Subject: | DBD-Pg 2.0.0_4, utf8 array data |
Date: | Mon, 21 Jan 2008 16:57:06 +0100 |
To: | bug-DBD-Pg [...] rt.cpan.org |
From: | André Warnier <aw [...] ice-sa.com> |
Hi.
There seems to be a problem in the handling of INSERT for utf-8 text[]
array data.
The platform :
# DBI Version 1.601
# DBD::Pg Version 2.0.0_4
# Perl Version 5.8.8
# OS linux
platform : Linux arthur 2.6.18-4-686 #1 SMP Wed May 9 23:03:12 UTC 2007
i686 GNU/Linux (Debian Etch)
Postgres version() :
PostgreSQL 8.1.11 on i486-pc-linux-gnu, compiled by GCC cc (GCC) 4.1.2
20061115 (prerelease) (Debian 4.1.1-21)
The error message :
[2008/01/21-13:18:40] [warning] DBD::Pg::st execute failed: ERROR:
invalid byte sequence for encoding "UTF8": 0xfe
HINT: This error can also happen if the byte sequence does not match
the encoding expected by the server, which is controlled by
"client_encoding".
This occurs when executing a prepared statement, loading some text data
into a text[] column, when the text data of one or more of the array
contains non-US-ASCII characters.
The target Pg database was created with an encoding of UTF8.

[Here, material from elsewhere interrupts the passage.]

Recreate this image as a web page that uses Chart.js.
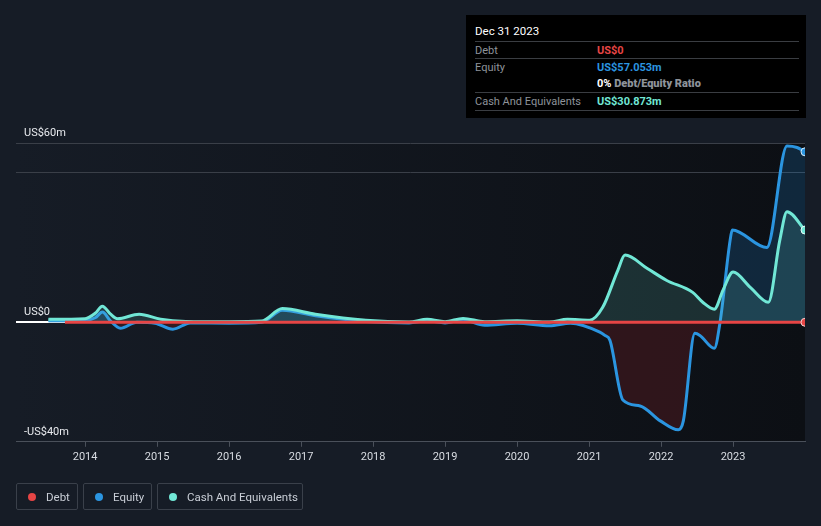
<!DOCTYPE html>
<html>
<head>
<meta charset="utf-8">
<script src="https://cdn.jsdelivr.net/npm/chart.js@4.4.0/dist/chart.umd.min.js"></script>
<style>
  body { margin: 0; background: #161c26; font-family: Roboto, sans-serif; }
  #wrap { position: relative; width: 821px; height: 526px; }
  #tip { position: absolute; left: 466px; top: 15px; width: 340px; height: 103px; background: #000; font-size: 11px; }
  #tip .head { position: absolute; left: 9px; top: 9px; color: #fff; font-size: 11.5px; }
  #tip .row { position: absolute; left: 9px; width: 324px; height: 17px; border-top: 1px solid #3a3d42; }
  #tip .row span { position: absolute; top: 2px; white-space: nowrap; }
  #tip .lab { left: 0; color: #8e939a; }
  #tip .val { left: 122px; font-weight: bold; }
  #legend { position: absolute; left: 16px; top: 483px; display: flex; gap: 5px; }
  .lg { height: 27px; border: 1px solid #3a404a; border-radius: 2px; color: #c9ced6; font-size: 11.5px;
        display: flex; align-items: center; padding: 0 0 0 11px; box-sizing: border-box; white-space: nowrap; }
  .lg i { width: 8px; height: 8px; border-radius: 50%; display: inline-block; margin-right: 10px; flex: none; }
</style>
</head>
<body>
<div id="wrap">
  <canvas id="myChart" width="821" height="526"></canvas>
  <div id="tip">
    <div class="head">Dec 31 2023</div>
    <div class="row" style="top:26px"><span class="lab">Debt</span><span class="val" style="color:#e64545">US$0</span></div>
    <div class="row" style="top:43px"><span class="lab">Equity</span><span class="val" style="color:#2b95e0">US$57.053m</span></div>
    <div class="row" style="top:60px;border-top:none"><span class="val" style="color:#fff">0% <b style="color:#8e939a">Debt/Equity Ratio</b></span></div>
    <div class="row" style="top:77px"><span class="lab">Cash And Equivalents</span><span class="val" style="color:#71e7d6">US$30.873m</span></div>
    <div class="row" style="top:95px;height:0"></div>
  </div>
  <div id="legend">
    <div class="lg" style="width:62px"><i style="background:#e64545"></i>Debt</div>
    <div class="lg" style="width:69px"><i style="background:#2b95e0"></i>Equity</div>
    <div class="lg" style="width:146px"><i style="background:#71e7d6"></i>Cash And Equivalents</div>
  </div>
</div>
<script>
    const ctx = document.getElementById('myChart');

    // years as decimals, values in US$m
    let debtYears = [2013.72, 2024.0];
    let debtValues = [0, 0];

    let equityYears = [2013.49, 2014.0, 2014.14, 2014.24, 2014.35, 2014.49, 2014.72, 2014.97, 2015.22, 2015.46,
        2016.0, 2016.45, 2016.74, 2017.2, 2017.9, 2018.5, 2018.75, 2019.0, 2019.25, 2019.55,
        2020.0, 2020.45, 2020.74, 2021.15, 2021.22, 2021.29, 2021.47, 2021.71, 2021.99, 2022.24,
        2022.31, 2022.47, 2022.54, 2022.74, 2022.82, 2022.96, 2022.99, 2023.47, 2023.75, 2023.89, 2024.0];
    let equityValues = [0.5, 0.6, 1.5, 3.4, 0.5, -2, 0, -0.3, -2.3, -0.2,
        -0.3, 0, 4.0, 2.2, 0.3, -0.2, 0.5, -0.2, 0.8, -1.0,
        -0.3, -1.2, -0.3, -3.3, -4.4, -6, -26, -28, -33, -36,
        -33, -3.7, -4.4, -8.7, 0, 27.5, 30.9, 25, 59, 58.5, 57.053];

    let cashYears = [2013.49, 2014.0, 2014.14, 2014.24, 2014.35, 2014.45, 2014.75, 2015.05, 2015.4, 2016.0,
        2016.45, 2016.74, 2017.2, 2017.9, 2018.5, 2018.75, 2019.0, 2019.25, 2019.55, 2020.0,
        2020.45, 2020.7, 2021.01, 2021.19, 2021.4, 2021.5, 2021.81, 2022.08, 2022.44, 2022.58,
        2022.74, 2022.86, 2023.0, 2023.24, 2023.49, 2023.65, 2023.75, 2024.0];
    let cashValues = [1.0, 1.2, 3.0, 5.4, 2.8, 1.2, 2.7, 1.0, 0.3, 0.2,
        0.4, 4.6, 2.7, 0.7, 0.1, 1.0, 0.2, 1.3, 0.2, 0.5,
        0.1, 1.0, 0.7, 5, 17.4, 22.5, 18, 14, 10, 6.7,
        4.4, 10.7, 16.8, 11.7, 6.7, 27.5, 37, 30.873];

    let yearTicks = [2014, 2015, 2016, 2017, 2018, 2019, 2020, 2021, 2022, 2023];
    let gridValues = [-40, 0, 50, 60];
    let yLabelValues = [60, 0, -40];
    let yLabelText = ['US$60m', 'US$0', '-US$40m'];

    function pts(xs, ys) {
        return xs.map(function (x, i) { return {x: x, y: ys[i]}; });
    }
    function lastOnly(r) {
        return function (c) { return c.dataIndex === c.dataset.data.length - 1 ? r : 0; };
    }

    const bgPlugin = {
        id: 'bg',
        beforeDraw: function (chart) {
            var a = chart.chartArea, c = chart.ctx;
            var g = c.createLinearGradient(a.left, 0, a.right, 0);
            g.addColorStop(0, '#161c26');
            g.addColorStop(1, '#0c0f14');
            c.save();
            c.fillStyle = g;
            c.fillRect(a.left, a.top, a.right - a.left, a.bottom - a.top);
            c.restore();
        },
        afterDraw: function (chart) {
            var c = chart.ctx, y = chart.scales.y;
            c.save();
            c.fillStyle = '#e8eaee';
            c.font = '11px Roboto';
            c.textBaseline = 'alphabetic';
            yLabelValues.forEach(function (v, i) {
                c.fillText(yLabelText[i], 24, y.getPixelForValue(v) - 7);
            });
            c.restore();
        }
    };

    var chart = new Chart(ctx, {
        type: 'line',
        data: {
            datasets: [{
                label: 'Debt',
                data: pts(debtYears, debtValues),
                borderColor: '#e64545',
                backgroundColor: '#e64545',
                borderWidth: 3,
                pointRadius: lastOnly(4),
                pointBorderColor: '#f5d0d0',
                pointBorderWidth: 1,
                order: 0
            }, {
                label: 'Cash And Equivalents',
                data: pts(cashYears, cashValues),
                borderColor: '#71e7d6',
                backgroundColor: '#71e7d6',
                borderWidth: 3,
                cubicInterpolationMode: 'monotone',
                fill: {target: 'origin', above: 'rgba(113,231,214,0.15)', below: 'rgba(113,231,214,0.15)'},
                pointRadius: lastOnly(4),
                pointBorderColor: '#e8fbf8',
                pointBorderWidth: 1,
                order: 1
            }, {
                label: 'Equity',
                data: pts(equityYears, equityValues),
                borderColor: '#2b95e0',
                backgroundColor: '#2b95e0',
                borderWidth: 3,
                cubicInterpolationMode: 'monotone',
                fill: {target: 'origin', above: 'rgba(35,140,220,0.2)', below: 'rgba(110,30,35,0.35)'},
                pointRadius: lastOnly(4),
                pointBorderColor: '#dbeefc',
                pointBorderWidth: 1,
                order: 2
            }]
        },
        options: {
            responsive: false,
            animation: false,
            layout: {padding: {left: 16, right: 16, top: 143, bottom: 58}},
            plugins: {legend: {display: false}, tooltip: {enabled: false}},
            scales: {
                x: {
                    type: 'linear',
                    min: 2013.04,
                    max: 2024.0,
                    afterBuildTicks: function (s) { s.ticks = yearTicks.map(function (v) { return {value: v}; }); },
                    grid: {drawOnChartArea: false, tickLength: 5, color: '#4a505a'},
                    border: {color: '#4a505a'},
                    ticks: {
                        color: '#d8dce2',
                        font: {family: 'Roboto', size: 11},
                        padding: 4,
                        maxRotation: 0,
                        callback: function (v) { return String(v); }
                    }
                },
                y: {
                    min: -40,
                    max: 60,
                    afterBuildTicks: function (s) { s.ticks = gridValues.map(function (v) { return {value: v}; }); },
                    grid: {
                        drawTicks: false,
                        color: function (c) { return c.tick.value === 0 ? '#ffffff' : '#3a3f48'; },
                        lineWidth: function (c) { return c.tick.value === 0 ? 2 : 1; }
                    },
                    border: {display: false},
                    ticks: {display: false}
                }
            }
        },
        plugins: [bgPlugin]
    });
</script>
</body>
</html>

The process loading the data via DBD-Pg has LANG and LC_CTYPE set to
"en_GB.utf8". (using another locale does not change the problem).
I have also tried :
1) to set the attribute { pg_enable_utf8 => 1 } in the DBI->connect() call
2) after the connect call, to do :
binmode($dbh->{pg_socket},':utf8');
but none of those seem to make a difference.
Description of program :
The program reads an iso-8859-1 text data file, and loads this data
first into a Perl Hashtable, and from there into a Pg table via a
prepared and executed INSERT statement. The original data, and the
columns of the Pg table are type 'text', or text[] arrays.
The data is read into Perl via a filhandle opened with the proper I/O
layer, like : open(IN,'<:encoding('iso-8859-1',$file)
The data loading works fine, as long as the elements of the text arrays
do not contain multi-byte utf8 data (chr codes below 128 decimal). As
soon as one element contains a multi-byte utf8 character however, the
message above appears and the execute() fails.
The offending data looks originally like this :
[sbed element] = Arbeitsschutz
[sbed element] = Atemschutz
[sbed element] = Gruppeneinteilung
[sbed element] = Kenntlichmachung
[sbed element] = Markierung
[sbed element] = Schutzausrüstung
[sbed element] = Schutzgerät
[sbee element] = Classification
[sbee element] = Marking
[sbee element] = Markings
[sbee element] = Occupational safety
[sbee element] = Protective equipment
[sbee element] = Respiratory protections
[sbef element] = Sécurité industrielle
[sbef element] = Hygiène du travail
[sbef element] = Sécurité du travail
[sbef element] = Protection respiratoire
[sbef element] = Marquage
[sbef element] = Equipement de protection
If, prior to loading the data into Pg, I test it in my program with the
Encode::is_utf8() function, I can confirm that as far as Perl is
concerned, this is properly utf8-marked data.
If, prior to loading this data into Pg, I modify the strings above with
a regexp to replace the various "diacritic" characters by for example a
"-" (minus) sign, then the data loads fine.
The execute statment is as follows :
$sth->execute(@values_list)
where @values_list is an array contain elements that are either
- single scalar text variables
or
- references to arrays whose element contain individual text strings.
The problem above does not seem to appear for non-array 'text' columns,
even when the data contains utf8 multi-byte characters, and only appears
for array-type data and columns.
I am quite experienced at using utf8 data in Perl, and converting
to/from various encodings.
Best regards,
André